Description of the task:
Output the material below in full, exactly as it is.
--- start ---
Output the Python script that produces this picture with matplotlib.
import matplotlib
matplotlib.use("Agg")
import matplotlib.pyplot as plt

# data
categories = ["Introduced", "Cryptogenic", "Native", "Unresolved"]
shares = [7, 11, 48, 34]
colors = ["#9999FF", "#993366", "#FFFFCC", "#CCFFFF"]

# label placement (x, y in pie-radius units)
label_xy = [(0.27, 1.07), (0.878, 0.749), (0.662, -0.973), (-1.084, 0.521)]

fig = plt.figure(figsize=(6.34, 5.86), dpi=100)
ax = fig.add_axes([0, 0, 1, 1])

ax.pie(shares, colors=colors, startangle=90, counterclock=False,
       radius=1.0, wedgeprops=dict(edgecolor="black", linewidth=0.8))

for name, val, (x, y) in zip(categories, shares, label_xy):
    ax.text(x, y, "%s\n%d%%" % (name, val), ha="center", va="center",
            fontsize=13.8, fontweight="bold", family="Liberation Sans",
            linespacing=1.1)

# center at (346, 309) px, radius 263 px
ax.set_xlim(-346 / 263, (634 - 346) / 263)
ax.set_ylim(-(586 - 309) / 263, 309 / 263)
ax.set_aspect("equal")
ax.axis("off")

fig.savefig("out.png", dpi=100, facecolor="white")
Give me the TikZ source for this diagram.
--- end ---
Solution to the exercise:
Output the Python script that produces this picture with matplotlib.
import matplotlib
matplotlib.use("Agg")
import matplotlib.pyplot as plt

# data
categories = ["Introduced", "Cryptogenic", "Native", "Unresolved"]
shares = [7, 11, 48, 34]
colors = ["#9999FF", "#993366", "#FFFFCC", "#CCFFFF"]

# label placement (x, y in pie-radius units)
label_xy = [(0.27, 1.07), (0.878, 0.749), (0.662, -0.973), (-1.084, 0.521)]

fig = plt.figure(figsize=(6.34, 5.86), dpi=100)
ax = fig.add_axes([0, 0, 1, 1])

ax.pie(shares, colors=colors, startangle=90, counterclock=False,
       radius=1.0, wedgeprops=dict(edgecolor="black", linewidth=0.8))

for name, val, (x, y) in zip(categories, shares, label_xy):
    ax.text(x, y, "%s\n%d%%" % (name, val), ha="center", va="center",
            fontsize=13.8, fontweight="bold", family="Liberation Sans",
            linespacing=1.1)

# center at (346, 309) px, radius 263 px
ax.set_xlim(-346 / 263, (634 - 346) / 263)
ax.set_ylim(-(586 - 309) / 263, 309 / 263)
ax.set_aspect("equal")
ax.axis("off")

fig.savefig("out.png", dpi=100, facecolor="white")
Give me the TikZ source for this diagram.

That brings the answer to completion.